### Exercise goal:
Return the lines below exactly, from the first line to the line that contains "mew=mew, zorder=6, clip_on=False)". Leave out pictures.

## BEGIN Supplied information

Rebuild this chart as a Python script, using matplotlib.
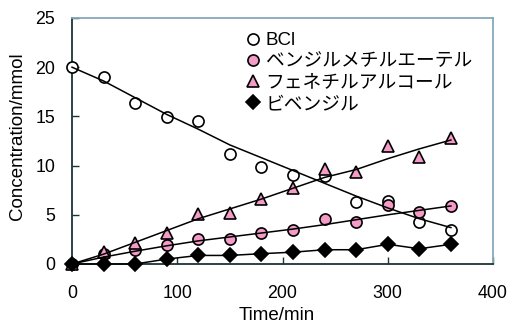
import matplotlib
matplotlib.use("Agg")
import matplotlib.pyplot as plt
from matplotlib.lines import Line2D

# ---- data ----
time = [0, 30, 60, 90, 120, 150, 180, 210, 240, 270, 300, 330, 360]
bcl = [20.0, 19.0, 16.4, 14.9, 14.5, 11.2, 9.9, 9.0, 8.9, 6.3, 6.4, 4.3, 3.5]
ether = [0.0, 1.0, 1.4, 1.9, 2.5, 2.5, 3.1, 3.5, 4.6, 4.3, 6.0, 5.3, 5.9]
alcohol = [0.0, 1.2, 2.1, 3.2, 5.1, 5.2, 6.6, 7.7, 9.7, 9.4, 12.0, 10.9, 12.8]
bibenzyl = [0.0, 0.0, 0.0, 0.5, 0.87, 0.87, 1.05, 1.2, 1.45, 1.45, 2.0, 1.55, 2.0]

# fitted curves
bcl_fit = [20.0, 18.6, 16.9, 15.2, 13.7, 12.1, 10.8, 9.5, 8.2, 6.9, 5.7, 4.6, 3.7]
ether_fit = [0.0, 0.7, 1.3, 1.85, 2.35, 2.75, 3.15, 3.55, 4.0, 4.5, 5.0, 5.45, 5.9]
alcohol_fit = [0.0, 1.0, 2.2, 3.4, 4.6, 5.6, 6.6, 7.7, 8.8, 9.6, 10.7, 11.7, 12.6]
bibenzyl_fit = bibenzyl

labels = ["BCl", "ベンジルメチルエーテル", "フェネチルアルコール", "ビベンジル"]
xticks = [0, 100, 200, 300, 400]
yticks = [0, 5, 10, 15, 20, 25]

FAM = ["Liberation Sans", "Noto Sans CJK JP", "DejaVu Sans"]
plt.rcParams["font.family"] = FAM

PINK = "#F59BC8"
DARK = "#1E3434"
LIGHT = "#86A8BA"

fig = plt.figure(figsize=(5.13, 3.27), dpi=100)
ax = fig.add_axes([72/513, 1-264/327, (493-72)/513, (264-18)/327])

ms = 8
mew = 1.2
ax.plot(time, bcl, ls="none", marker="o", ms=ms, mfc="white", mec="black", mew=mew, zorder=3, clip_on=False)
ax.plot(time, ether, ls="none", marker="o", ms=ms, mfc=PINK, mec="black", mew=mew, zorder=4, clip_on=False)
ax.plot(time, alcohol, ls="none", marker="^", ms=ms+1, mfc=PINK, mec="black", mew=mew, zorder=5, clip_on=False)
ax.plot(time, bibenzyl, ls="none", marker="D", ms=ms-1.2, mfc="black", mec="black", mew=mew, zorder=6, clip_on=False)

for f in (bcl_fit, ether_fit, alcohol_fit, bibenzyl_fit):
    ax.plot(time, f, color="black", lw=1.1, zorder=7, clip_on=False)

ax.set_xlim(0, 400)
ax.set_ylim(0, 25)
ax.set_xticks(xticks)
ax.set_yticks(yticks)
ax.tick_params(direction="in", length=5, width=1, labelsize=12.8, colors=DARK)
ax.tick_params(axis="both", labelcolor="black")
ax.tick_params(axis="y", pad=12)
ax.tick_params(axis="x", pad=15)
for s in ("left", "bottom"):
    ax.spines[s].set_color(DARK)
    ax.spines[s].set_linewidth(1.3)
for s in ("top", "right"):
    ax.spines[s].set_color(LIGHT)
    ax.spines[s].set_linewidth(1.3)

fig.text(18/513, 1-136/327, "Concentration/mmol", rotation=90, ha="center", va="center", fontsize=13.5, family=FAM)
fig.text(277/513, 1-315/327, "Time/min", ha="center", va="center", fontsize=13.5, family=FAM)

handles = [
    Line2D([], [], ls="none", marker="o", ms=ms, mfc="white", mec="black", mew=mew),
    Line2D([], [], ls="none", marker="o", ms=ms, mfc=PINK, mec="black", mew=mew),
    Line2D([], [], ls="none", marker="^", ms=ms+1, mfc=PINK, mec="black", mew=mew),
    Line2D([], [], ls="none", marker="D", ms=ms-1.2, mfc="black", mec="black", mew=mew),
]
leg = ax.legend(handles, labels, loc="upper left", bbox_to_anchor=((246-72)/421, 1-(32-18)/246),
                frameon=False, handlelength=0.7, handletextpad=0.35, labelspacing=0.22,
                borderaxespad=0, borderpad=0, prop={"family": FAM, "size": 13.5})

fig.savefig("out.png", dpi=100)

## END Supplied information

### Reply to the task:
Rebuild this chart as a Python script, using matplotlib.
import matplotlib
matplotlib.use("Agg")
import matplotlib.pyplot as plt
from matplotlib.lines import Line2D

# ---- data ----
time = [0, 30, 60, 90, 120, 150, 180, 210, 240, 270, 300, 330, 360]
bcl = [20.0, 19.0, 16.4, 14.9, 14.5, 11.2, 9.9, 9.0, 8.9, 6.3, 6.4, 4.3, 3.5]
ether = [0.0, 1.0, 1.4, 1.9, 2.5, 2.5, 3.1, 3.5, 4.6, 4.3, 6.0, 5.3, 5.9]
alcohol = [0.0, 1.2, 2.1, 3.2, 5.1, 5.2, 6.6, 7.7, 9.7, 9.4, 12.0, 10.9, 12.8]
bibenzyl = [0.0, 0.0, 0.0, 0.5, 0.87, 0.87, 1.05, 1.2, 1.45, 1.45, 2.0, 1.55, 2.0]

# fitted curves
bcl_fit = [20.0, 18.6, 16.9, 15.2, 13.7, 12.1, 10.8, 9.5, 8.2, 6.9, 5.7, 4.6, 3.7]
ether_fit = [0.0, 0.7, 1.3, 1.85, 2.35, 2.75, 3.15, 3.55, 4.0, 4.5, 5.0, 5.45, 5.9]
alcohol_fit = [0.0, 1.0, 2.2, 3.4, 4.6, 5.6, 6.6, 7.7, 8.8, 9.6, 10.7, 11.7, 12.6]
bibenzyl_fit = bibenzyl

labels = ["BCl", "ベンジルメチルエーテル", "フェネチルアルコール", "ビベンジル"]
xticks = [0, 100, 200, 300, 400]
yticks = [0, 5, 10, 15, 20, 25]

FAM = ["Liberation Sans", "Noto Sans CJK JP", "DejaVu Sans"]
plt.rcParams["font.family"] = FAM

PINK = "#F59BC8"
DARK = "#1E3434"
LIGHT = "#86A8BA"

fig = plt.figure(figsize=(5.13, 3.27), dpi=100)
ax = fig.add_axes([72/513, 1-264/327, (493-72)/513, (264-18)/327])

ms = 8
mew = 1.2
ax.plot(time, bcl, ls="none", marker="o", ms=ms, mfc="white", mec="black", mew=mew, zorder=3, clip_on=False)
ax.plot(time, ether, ls="none", marker="o", ms=ms, mfc=PINK, mec="black", mew=mew, zorder=4, clip_on=False)
ax.plot(time, alcohol, ls="none", marker="^", ms=ms+1, mfc=PINK, mec="black", mew=mew, zorder=5, clip_on=False)
ax.plot(time, bibenzyl, ls="none", marker="D", ms=ms-1.2, mfc="black", mec="black", mew=mew, zorder=6, clip_on=False)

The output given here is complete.